The first book I worked on with Angie was Angus MacBain and the Island of Sleeping Kings. As Angie's fascinated with her Celtic roots, and with their mythologies, we've always gotten along, and I could certainly see why she chose to set the book where she did. A little fun fact is that Angus MacBain got his name from Angie's ancestors. As she'll proudly tell you, her family motto was "touch not the catt bot a targe," which means "touch not the cat without a shield." She's got the family's feistiness, believe you me. Angie spent her time surrounded with books about mermaids, fairies, magic, witchcraft... If it was mythical, mystical, or magical, you can bet your butt there was a book about it in her writing nook. The first thing she said was, "what kind of tea do you want?" I knew then we'd be fast friends. We would spend hours discussing possible plot points, character building, and laughing about word confusion. I know she's gonna kill me for this, but I have to share one of my favorite word-confusion issues thus far. Instead of "he caressed her face," she put "he corpsed her face." I looked at her and said, "Um, Angie, I don't think this is what you meant?" as I pointed it out to her. We both just about died laughing.

We went on to work on River of Bones together. I helped her with researching the flora and fauna of Louisiana, as she wanted to stay true to the region. That's one facet of Angie's personality that I think is vital to her writing; her dedication and inquisitive spirit. She takes the time and puts in effort to make her stories as vivid and real as possible. I think this is what gives her horror books such an edge. You can really feel the place, as she doesn't just stick convenient plants, etc. in wherever she wants. For the character Sassy, she knew I was a tea/plant use enthusiast, so she asked me to research herbs and plants of the area that Sassy could use. For a while, she actually planned to release Sassy's cookbook. I put together a wide variety of tea recipes that I thought she might find useful, and modified them to use Louisiana's edible flora. Who knows? It could still be in the works. In the meantime, you can be on the lookout for the River of Bones MOVIE! Woot! I will just add that it cracked me up when Tom used a pic of me from the River of Bones Book Trailer in his Fear and the Power of Words post. I feel like the hours I spent in freezing water were worth it now. You know you've made it when someone blogs about you!

Moonflower was next. This was the one Angie says I "saved her" on. She brought me in, sat me down, and started spewing Russian mythology at me. She was fascinated by it, and she had a story she needed to write there, but she wanted to make it realistic to the area (see previous paragraph). I looked around her writing nook, and there were Russian childrens' books, Russian mythology books, and even a guide to some video game characters that were based on Russian mythology. Guess you could say she's hungry for knowledge, wherever she can find it. She set me to work on researching Koschei as well as other minor characters (I'm not going to spoil it for those who haven't read it... yet). She invested much time and effort into research, and in my opinion, every second was worth it. She talked of making it into a series, and I sincerely hope she does. Yes, partly because I'm now invested in the characters, partly because I put much of my time into building her a Book of Temnota, but also because I love her writing style, and her use of a strong lead character. To see a young woman taking a terrible life in stride is... refreshing? Can I say that? To heck with it, I'm saying it. It was refreshing.

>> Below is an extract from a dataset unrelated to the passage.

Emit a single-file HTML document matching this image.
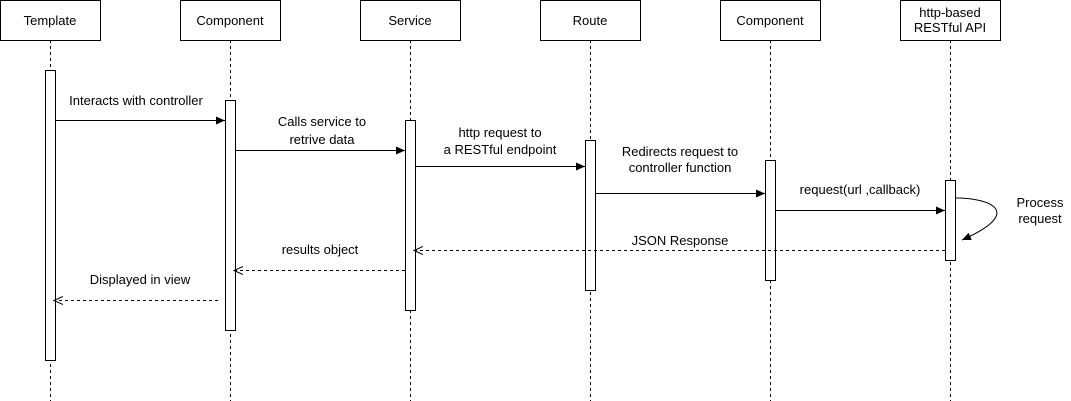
<!DOCTYPE html>
<html><head><style>body{margin:0;background:#fff}svg{display:block}text{font-family:"Liberation Sans",Arial,sans-serif;font-size:13px;fill:#000}</style></head><body>
<svg width="1071" height="401" viewBox="0 0 1071 401">
<defs>
<marker id="f" markerWidth="10" markerHeight="10" refX="9" refY="5" orient="auto" markerUnits="userSpaceOnUse"><path d="M0,1 L9,5 L0,9 Z" fill="#000"/></marker>
<marker id="o" markerWidth="10" markerHeight="10" refX="9" refY="5" orient="auto" markerUnits="userSpaceOnUse"><path d="M0,1 L9,5 L0,9" fill="none" stroke="#000"/></marker>
</defs>
<g stroke="#000" stroke-dasharray="3,3" fill="none">
<line x1="50.5" y1="40" x2="50.5" y2="401"/><line x1="230.5" y1="40" x2="230.5" y2="401"/><line x1="410.5" y1="40" x2="410.5" y2="401"/><line x1="590.5" y1="40" x2="590.5" y2="401"/><line x1="770.5" y1="40" x2="770.5" y2="401"/><line x1="950.5" y1="40" x2="950.5" y2="401"/>
</g>
<g stroke="#000" fill="#fff">
<rect x="0.5" y="0.5" width="100" height="40"/><rect x="180.5" y="0.5" width="100" height="40"/><rect x="360.5" y="0.5" width="100" height="40"/><rect x="540.5" y="0.5" width="100" height="40"/><rect x="720.5" y="0.5" width="100" height="40"/><rect x="900.5" y="0.5" width="100" height="40"/>
<rect x="45.5" y="70.5" width="10" height="290"/><rect x="225.5" y="100.5" width="10" height="230"/><rect x="405.5" y="120.5" width="10" height="190"/><rect x="585.5" y="140.5" width="10" height="150"/><rect x="765.5" y="160.5" width="10" height="120"/><rect x="945.5" y="180.5" width="10" height="80"/>
</g>
<g text-anchor="middle">
<text x="50" y="25">Template</text><text x="230" y="25">Component</text><text x="410" y="25">Service</text><text x="590" y="25">Route</text><text x="770" y="25">Component</text><text x="950" y="17">http-based</text><text x="950" y="32">RESTful API</text>
<text x="136" y="105">Interacts with controller</text>
<text x="322" y="126">Calls service to</text><text x="322" y="144">retrive data</text>
<text x="500" y="137">http request to</text><text x="500" y="154">a RESTful endpoint</text>
<text x="680" y="156">Redirects request to</text><text x="680" y="172">controller function</text>
<text x="860" y="194">request(url ,callback)</text>
<text x="1040" y="207">Process</text><text x="1040" y="223">request</text>
<text x="680" y="245">JSON Response</text>
<text x="320" y="254">results object</text>
<text x="140" y="284">Displayed in view</text>
</g>
<g stroke="#000" fill="none">
<line x1="56" y1="120.5" x2="225" y2="120.5" marker-end="url(#f)"/>
<line x1="236" y1="150.5" x2="405" y2="150.5" marker-end="url(#f)"/>
<line x1="416" y1="166.5" x2="585" y2="166.5" marker-end="url(#f)"/>
<line x1="596" y1="193.5" x2="765" y2="193.5" marker-end="url(#f)"/>
<line x1="776" y1="210.5" x2="945" y2="210.5" marker-end="url(#f)"/>
<path d="M956,198 C990,198 1025,212 962,240" marker-end="url(#f)"/>
<g stroke-dasharray="3,3">
<line x1="945" y1="250.5" x2="414" y2="250.5" marker-end="url(#o)"/>
<line x1="405" y1="270.5" x2="234" y2="270.5" marker-end="url(#o)"/>
<line x1="218" y1="300.5" x2="54" y2="300.5" marker-end="url(#o)"/>
</g>
</g>
</svg>
</body></html>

Angus MacBain and the Agate Eyeglass... What can I say? I loved this continuation of the series, though I wished it was longer. I guess I'll let the readers in on a secret: there's a third book in the works. I've sat down with Angie, and we're working on making it even better than the first two!

Last, but certainly not least, The Forlorned. This is the most recent (published) book I worked on with Angie, and it won't be the last! I didn't have too much to do with The Forlorned, as it had been previously published. Apparently the publishing company made changes, which we removed, and Angie wanted a new, improved title. So how did she come up with The Forlorned? Funny story, really. Angie was having a hard time coming up with a name for the revised book. I told her to throw some words she wanted to associate with the book, with the island, with the mood of the story. She would give me one, I'd tinker with it (aka look up synonyms) and throw it back. She gave me "desolate" and I gave her "The Forlorn Ones." No, that wasn't quite right. She said, "How about The Forlorned?" And let me tell you, there were shivers down my spine. That was it, that was the title! She renamed the book, gave it a hauntingly beautiful title, and here we are, finishing up the movie! It's odd, seeing it come so far.
Mariah McGarvey, as a Dryad
hanging out at a local bookstore;
Blacktail Books

Now if we could just get the sequel, The Awakened, done!